> **Given instruction**: Only the lines from the line containing "Reproduce this chart with matplotlib." through the line containing "rotation_mode='anchor', ha='left', va='bottom')" should be reproduced, please, with no pictures.

> **Data**:

+ + + +

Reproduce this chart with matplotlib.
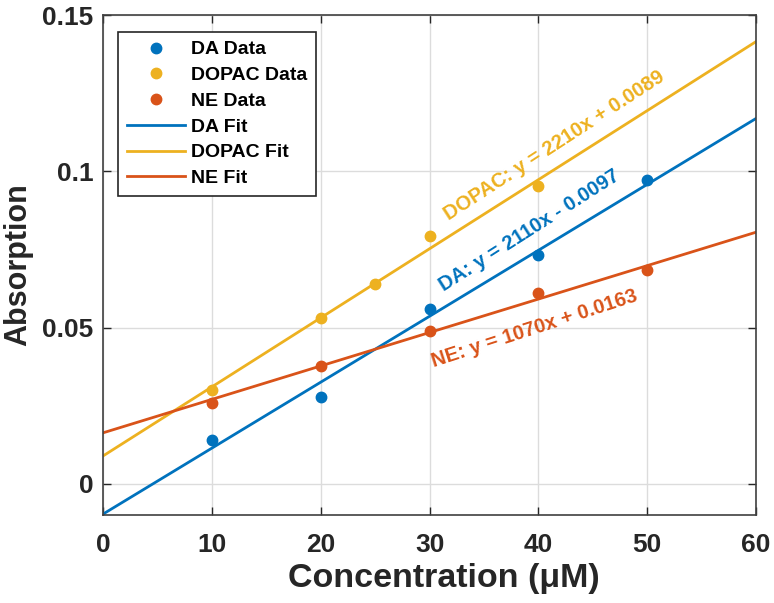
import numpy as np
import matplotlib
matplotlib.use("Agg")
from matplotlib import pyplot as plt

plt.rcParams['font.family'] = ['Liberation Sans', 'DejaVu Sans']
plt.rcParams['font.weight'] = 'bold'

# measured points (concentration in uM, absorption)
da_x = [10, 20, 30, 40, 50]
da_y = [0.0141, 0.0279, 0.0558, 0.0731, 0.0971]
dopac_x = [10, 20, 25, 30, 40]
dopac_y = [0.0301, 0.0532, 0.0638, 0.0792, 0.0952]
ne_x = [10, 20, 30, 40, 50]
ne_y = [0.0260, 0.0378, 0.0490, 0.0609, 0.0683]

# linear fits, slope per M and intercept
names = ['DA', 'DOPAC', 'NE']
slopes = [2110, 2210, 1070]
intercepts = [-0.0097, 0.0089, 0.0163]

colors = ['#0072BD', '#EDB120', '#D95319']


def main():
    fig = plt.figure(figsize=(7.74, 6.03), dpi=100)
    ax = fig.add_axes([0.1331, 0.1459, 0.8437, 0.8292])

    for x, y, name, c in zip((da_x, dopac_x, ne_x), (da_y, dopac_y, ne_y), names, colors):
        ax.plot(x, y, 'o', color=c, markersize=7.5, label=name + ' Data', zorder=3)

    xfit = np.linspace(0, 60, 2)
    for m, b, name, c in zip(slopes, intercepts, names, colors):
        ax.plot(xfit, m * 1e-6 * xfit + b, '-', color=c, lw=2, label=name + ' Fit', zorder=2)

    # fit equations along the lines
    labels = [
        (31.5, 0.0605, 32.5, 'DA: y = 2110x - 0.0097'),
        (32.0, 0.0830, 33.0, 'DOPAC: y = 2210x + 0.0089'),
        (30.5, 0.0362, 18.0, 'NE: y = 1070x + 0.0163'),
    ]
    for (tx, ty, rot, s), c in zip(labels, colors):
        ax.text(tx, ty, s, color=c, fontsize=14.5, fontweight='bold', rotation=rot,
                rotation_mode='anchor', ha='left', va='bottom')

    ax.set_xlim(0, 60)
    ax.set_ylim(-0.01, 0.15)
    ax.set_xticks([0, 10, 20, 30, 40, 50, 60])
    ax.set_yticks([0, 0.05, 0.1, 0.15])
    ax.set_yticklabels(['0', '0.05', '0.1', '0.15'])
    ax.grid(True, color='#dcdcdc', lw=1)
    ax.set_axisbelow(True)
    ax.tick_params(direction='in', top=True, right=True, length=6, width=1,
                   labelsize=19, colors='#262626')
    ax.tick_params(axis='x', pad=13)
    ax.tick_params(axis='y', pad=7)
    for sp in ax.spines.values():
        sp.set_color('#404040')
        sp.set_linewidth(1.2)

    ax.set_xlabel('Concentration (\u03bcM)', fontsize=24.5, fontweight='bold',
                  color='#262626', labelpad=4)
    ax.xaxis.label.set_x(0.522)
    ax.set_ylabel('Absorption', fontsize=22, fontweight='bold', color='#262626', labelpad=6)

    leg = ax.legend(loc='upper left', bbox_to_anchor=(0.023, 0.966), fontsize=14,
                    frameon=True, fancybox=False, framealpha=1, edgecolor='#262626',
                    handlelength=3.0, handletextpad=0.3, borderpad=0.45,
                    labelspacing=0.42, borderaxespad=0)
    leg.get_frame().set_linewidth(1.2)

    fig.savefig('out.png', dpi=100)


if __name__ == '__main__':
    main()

+ + + +

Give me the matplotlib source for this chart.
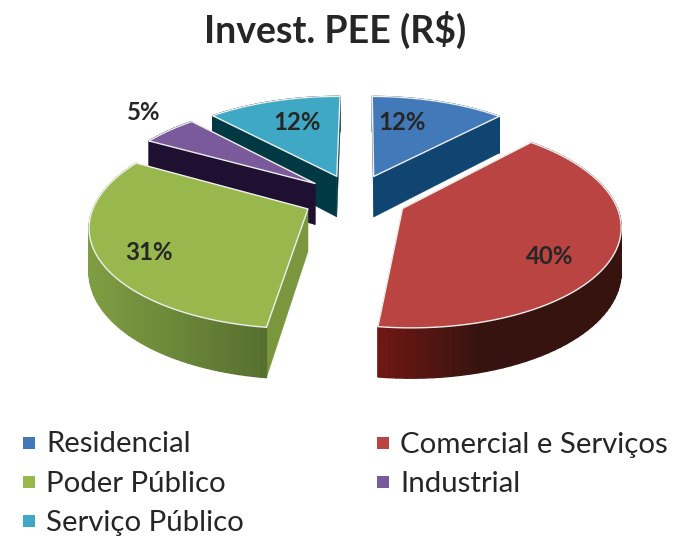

+ + + +

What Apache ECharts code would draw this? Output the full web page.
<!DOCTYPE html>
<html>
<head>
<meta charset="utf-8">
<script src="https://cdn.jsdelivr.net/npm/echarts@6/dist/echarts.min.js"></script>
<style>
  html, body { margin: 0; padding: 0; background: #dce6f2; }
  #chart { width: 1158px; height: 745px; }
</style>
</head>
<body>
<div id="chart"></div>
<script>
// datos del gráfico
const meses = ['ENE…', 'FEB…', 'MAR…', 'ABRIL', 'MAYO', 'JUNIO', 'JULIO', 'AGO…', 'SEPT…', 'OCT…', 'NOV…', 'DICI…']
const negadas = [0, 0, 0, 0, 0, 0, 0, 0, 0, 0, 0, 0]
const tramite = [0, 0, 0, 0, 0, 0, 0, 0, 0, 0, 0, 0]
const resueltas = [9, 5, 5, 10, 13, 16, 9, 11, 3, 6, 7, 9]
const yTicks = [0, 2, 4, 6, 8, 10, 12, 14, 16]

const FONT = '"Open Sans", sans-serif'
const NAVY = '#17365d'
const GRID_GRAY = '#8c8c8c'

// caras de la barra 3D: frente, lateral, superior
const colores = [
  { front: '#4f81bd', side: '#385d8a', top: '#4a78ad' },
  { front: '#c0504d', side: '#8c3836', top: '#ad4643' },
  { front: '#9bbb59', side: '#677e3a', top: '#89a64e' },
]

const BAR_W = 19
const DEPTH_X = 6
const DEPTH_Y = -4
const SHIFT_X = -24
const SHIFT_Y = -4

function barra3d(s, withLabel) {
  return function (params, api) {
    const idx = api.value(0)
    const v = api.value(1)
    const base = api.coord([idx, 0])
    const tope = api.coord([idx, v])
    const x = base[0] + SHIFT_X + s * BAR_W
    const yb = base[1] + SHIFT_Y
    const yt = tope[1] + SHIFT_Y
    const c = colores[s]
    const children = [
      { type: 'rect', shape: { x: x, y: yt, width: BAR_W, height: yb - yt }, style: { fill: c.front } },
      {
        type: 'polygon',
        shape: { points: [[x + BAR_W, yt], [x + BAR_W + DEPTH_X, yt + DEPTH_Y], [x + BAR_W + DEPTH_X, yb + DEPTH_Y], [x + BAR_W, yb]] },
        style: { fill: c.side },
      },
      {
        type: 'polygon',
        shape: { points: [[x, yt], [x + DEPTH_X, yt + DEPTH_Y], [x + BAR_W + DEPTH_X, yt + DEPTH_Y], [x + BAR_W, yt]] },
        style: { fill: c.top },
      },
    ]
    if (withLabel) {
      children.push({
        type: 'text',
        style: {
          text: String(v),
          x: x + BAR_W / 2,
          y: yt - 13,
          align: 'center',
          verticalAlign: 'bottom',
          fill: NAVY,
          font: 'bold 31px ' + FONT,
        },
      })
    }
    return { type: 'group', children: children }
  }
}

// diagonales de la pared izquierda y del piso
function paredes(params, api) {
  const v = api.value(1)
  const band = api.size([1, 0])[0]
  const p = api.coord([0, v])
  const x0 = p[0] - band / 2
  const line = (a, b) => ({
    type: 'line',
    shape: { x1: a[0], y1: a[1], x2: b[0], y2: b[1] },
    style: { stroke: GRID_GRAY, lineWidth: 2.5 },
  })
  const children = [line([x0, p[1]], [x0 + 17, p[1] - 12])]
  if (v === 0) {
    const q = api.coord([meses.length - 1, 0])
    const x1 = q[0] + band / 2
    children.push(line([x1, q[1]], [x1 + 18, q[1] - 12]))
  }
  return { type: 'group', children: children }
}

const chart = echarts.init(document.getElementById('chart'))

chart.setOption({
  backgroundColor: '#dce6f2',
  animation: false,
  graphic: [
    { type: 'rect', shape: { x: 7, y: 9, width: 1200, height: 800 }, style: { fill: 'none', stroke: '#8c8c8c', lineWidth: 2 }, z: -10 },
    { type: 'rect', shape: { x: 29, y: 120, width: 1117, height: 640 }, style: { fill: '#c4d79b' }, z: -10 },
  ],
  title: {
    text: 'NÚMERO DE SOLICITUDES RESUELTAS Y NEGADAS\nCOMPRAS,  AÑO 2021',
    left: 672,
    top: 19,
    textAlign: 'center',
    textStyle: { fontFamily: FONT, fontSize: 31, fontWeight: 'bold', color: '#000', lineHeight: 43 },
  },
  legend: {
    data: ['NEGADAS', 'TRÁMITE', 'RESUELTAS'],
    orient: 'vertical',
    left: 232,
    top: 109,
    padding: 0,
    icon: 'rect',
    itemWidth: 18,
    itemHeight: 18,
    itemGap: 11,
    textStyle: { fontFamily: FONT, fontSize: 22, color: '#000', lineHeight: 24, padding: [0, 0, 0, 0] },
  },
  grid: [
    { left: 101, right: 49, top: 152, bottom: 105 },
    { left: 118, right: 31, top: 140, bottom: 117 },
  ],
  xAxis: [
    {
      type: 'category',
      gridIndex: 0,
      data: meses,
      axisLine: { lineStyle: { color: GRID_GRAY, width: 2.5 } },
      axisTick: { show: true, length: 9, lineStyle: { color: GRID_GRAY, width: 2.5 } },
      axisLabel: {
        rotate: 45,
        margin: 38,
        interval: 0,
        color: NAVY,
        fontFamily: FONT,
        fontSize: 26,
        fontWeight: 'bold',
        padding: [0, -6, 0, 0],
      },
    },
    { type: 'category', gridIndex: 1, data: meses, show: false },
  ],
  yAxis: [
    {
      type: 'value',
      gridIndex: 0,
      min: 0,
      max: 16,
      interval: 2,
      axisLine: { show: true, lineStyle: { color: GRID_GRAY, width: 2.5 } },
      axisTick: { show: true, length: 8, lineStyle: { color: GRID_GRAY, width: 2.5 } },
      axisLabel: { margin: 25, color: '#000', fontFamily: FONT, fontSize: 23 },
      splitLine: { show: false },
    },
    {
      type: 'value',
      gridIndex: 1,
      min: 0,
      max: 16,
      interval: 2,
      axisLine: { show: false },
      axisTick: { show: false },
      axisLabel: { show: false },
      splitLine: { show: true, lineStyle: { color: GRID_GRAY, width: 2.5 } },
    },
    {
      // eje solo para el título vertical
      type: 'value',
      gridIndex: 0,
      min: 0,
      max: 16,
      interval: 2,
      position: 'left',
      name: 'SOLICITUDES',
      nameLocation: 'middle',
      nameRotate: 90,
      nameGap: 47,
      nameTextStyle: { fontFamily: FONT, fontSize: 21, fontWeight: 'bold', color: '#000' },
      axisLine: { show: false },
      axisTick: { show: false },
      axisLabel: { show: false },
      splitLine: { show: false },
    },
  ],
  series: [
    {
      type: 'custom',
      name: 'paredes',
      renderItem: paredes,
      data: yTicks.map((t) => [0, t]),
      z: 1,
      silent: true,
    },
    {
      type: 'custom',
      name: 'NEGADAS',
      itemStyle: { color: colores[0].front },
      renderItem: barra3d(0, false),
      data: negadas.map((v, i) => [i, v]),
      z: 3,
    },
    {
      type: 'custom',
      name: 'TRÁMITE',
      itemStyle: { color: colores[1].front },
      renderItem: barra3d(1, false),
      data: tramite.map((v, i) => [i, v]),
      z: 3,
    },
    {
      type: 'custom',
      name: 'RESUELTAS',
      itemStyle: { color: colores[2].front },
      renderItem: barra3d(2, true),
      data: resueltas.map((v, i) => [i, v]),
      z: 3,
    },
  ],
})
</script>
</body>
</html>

+ + + +

> **Answer to the task**:
Reproduce this chart with matplotlib.
import numpy as np
import matplotlib
matplotlib.use("Agg")
from matplotlib import pyplot as plt

plt.rcParams['font.family'] = ['Liberation Sans', 'DejaVu Sans']
plt.rcParams['font.weight'] = 'bold'

# measured points (concentration in uM, absorption)
da_x = [10, 20, 30, 40, 50]
da_y = [0.0141, 0.0279, 0.0558, 0.0731, 0.0971]
dopac_x = [10, 20, 25, 30, 40]
dopac_y = [0.0301, 0.0532, 0.0638, 0.0792, 0.0952]
ne_x = [10, 20, 30, 40, 50]
ne_y = [0.0260, 0.0378, 0.0490, 0.0609, 0.0683]

# linear fits, slope per M and intercept
names = ['DA', 'DOPAC', 'NE']
slopes = [2110, 2210, 1070]
intercepts = [-0.0097, 0.0089, 0.0163]

colors = ['#0072BD', '#EDB120', '#D95319']


def main():
    fig = plt.figure(figsize=(7.74, 6.03), dpi=100)
    ax = fig.add_axes([0.1331, 0.1459, 0.8437, 0.8292])

    for x, y, name, c in zip((da_x, dopac_x, ne_x), (da_y, dopac_y, ne_y), names, colors):
        ax.plot(x, y, 'o', color=c, markersize=7.5, label=name + ' Data', zorder=3)

    xfit = np.linspace(0, 60, 2)
    for m, b, name, c in zip(slopes, intercepts, names, colors):
        ax.plot(xfit, m * 1e-6 * xfit + b, '-', color=c, lw=2, label=name + ' Fit', zorder=2)

    # fit equations along the lines
    labels = [
        (31.5, 0.0605, 32.5, 'DA: y = 2110x - 0.0097'),
        (32.0, 0.0830, 33.0, 'DOPAC: y = 2210x + 0.0089'),
        (30.5, 0.0362, 18.0, 'NE: y = 1070x + 0.0163'),
    ]
    for (tx, ty, rot, s), c in zip(labels, colors):
        ax.text(tx, ty, s, color=c, fontsize=14.5, fontweight='bold', rotation=rot,
                rotation_mode='anchor', ha='left', va='bottom')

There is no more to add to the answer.